Ah... very good point.

Assuming that the hardware is in place I was just trying to get a ballpark figure (to put together a budget plan) for the costs of consumables and reagents necessary to run the analyses.

Regards
Steve
When I ran a contract analytical lab many years ago, I would put an HPLC on a low flow rate and charge $100 per hour waiting for promised samples to appear. The highest cost of an HPLC IS not running samples! It's a workhorse!
The answer will depend enormously on who does the work. If you're in a university somewhere and you can find a collaborator, also in a university, the costs will possibly be an order of magnitude lower than if you get it done by a contract analysis company (because universities care about their academic output and can balance their equipment costs against their teaching income, while a contract analysis company can only stay afloat if it covers all of its costs from every job). Also, exactly how a job is costed depends on who's paying; if you're applying for grants from national research bodies, some will allow rates that include depreciation of instruments, others will not.

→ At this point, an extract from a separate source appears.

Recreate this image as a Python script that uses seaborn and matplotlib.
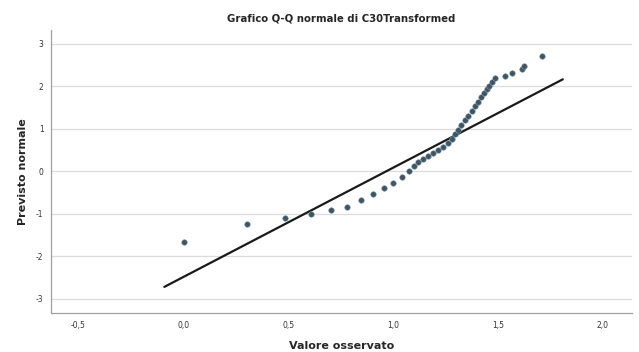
import numpy as np
import pandas as pd
import matplotlib
matplotlib.use('Agg')
import matplotlib.pyplot as plt
import seaborn as sns
from matplotlib.ticker import FuncFormatter

observed = [0.005, 0.305, 0.486, 0.61, 0.705, 0.78, 0.85, 0.905, 0.957, 1.0,
            1.045, 1.075, 1.10,
            1.12, 1.144, 1.168, 1.192, 1.216, 1.240, 1.263, 1.280, 1.295,
            1.311, 1.327, 1.343, 1.359, 1.375, 1.390, 1.406, 1.420, 1.434,
            1.447, 1.460, 1.473, 1.487,
            1.533, 1.567, 1.614, 1.624, 1.71]
expected = [-1.66, -1.24, -1.10, -1.00, -0.91, -0.83, -0.67, -0.53, -0.40, -0.27,
            -0.14, 0.00, 0.12,
            0.22, 0.29, 0.37, 0.43, 0.50, 0.58, 0.68, 0.77, 0.87,
            0.98, 1.09, 1.20, 1.31, 1.42, 1.53, 1.64, 1.74, 1.84,
            1.93, 2.02, 2.11, 2.21,
            2.25, 2.32, 2.41, 2.48, 2.72]

# reference line of the fitted normal
ref_mean = 0.967
ref_sd = 0.389
line_x = [-0.09, 1.81]

x_ticks = [-0.5, 0.0, 0.5, 1.0, 1.5, 2.0]
y_ticks = [-3, -2, -1, 0, 1, 2, 3]

pts = pd.DataFrame({'Osservato': observed, 'Previsto': expected})
ref = pd.DataFrame({'x': line_x})
ref['y'] = (ref['x'] - ref_mean) / ref_sd

sns.set_style('white')
plt.rcParams['font.family'] = ['DejaVu Sans']

fig = plt.figure(figsize=(6.39, 3.52), dpi=100)
ax = fig.add_axes([0.080, 0.111, 0.909, 0.804])

for yt in y_ticks:
    ax.axhline(yt, color='#dcdcdc', lw=0.9, zorder=0)

sns.lineplot(data=ref, x='x', y='y', color='#1a1a1a', lw=1.6, ax=ax, zorder=2)
sns.scatterplot(data=pts, x='Osservato', y='Previsto', color='#46535e',
                edgecolor='#6f9fb5', linewidth=0.4, s=16, ax=ax, zorder=3)

ax.set_xlim(-0.63, 2.14)
ax.set_ylim(-3.33, 3.33)
ax.set_xticks(x_ticks)
ax.set_yticks(y_ticks)
fmt = FuncFormatter(lambda v, p: f'{v:.1f}'.replace('.', ','))
ax.xaxis.set_major_formatter(fmt)
ax.yaxis.set_major_formatter(FuncFormatter(lambda v, p: f'{int(v)}'))
ax.tick_params(labelsize=5.5, colors='#333333', length=2, width=0.5)

for side in ['top', 'right']:
    ax.spines[side].set_visible(False)
for side in ['left', 'bottom']:
    ax.spines[side].set_color('#a0a0a0')
    ax.spines[side].set_linewidth(0.9)

ax.set_title('Grafico Q-Q normale di C30Transformed', fontsize=7.3,
             fontweight='bold', pad=6)
ax.set_xlabel('Valore osservato', fontsize=8, fontweight='bold', labelpad=8)
ax.set_ylabel('Previsto normale', fontsize=8, fontweight='bold', labelpad=6)

plt.savefig('out.png', dpi=100)
plt.close()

In effect: don't ask here, look around at the people who you can actually get to do the work (academic collaborators, contract labs), and ask them. That way if you are lucky and get the funding, you're guaranteed to have someone who'll do the job for the price. Also your application will look stronger because you'll have shown practically that it's possible and well thought through.
Remember also that if you're in academia, have basic lab equipment but not hplc, and want to do sugars, there are good spectrophotometric methods available for glucose, fructose and sucrose.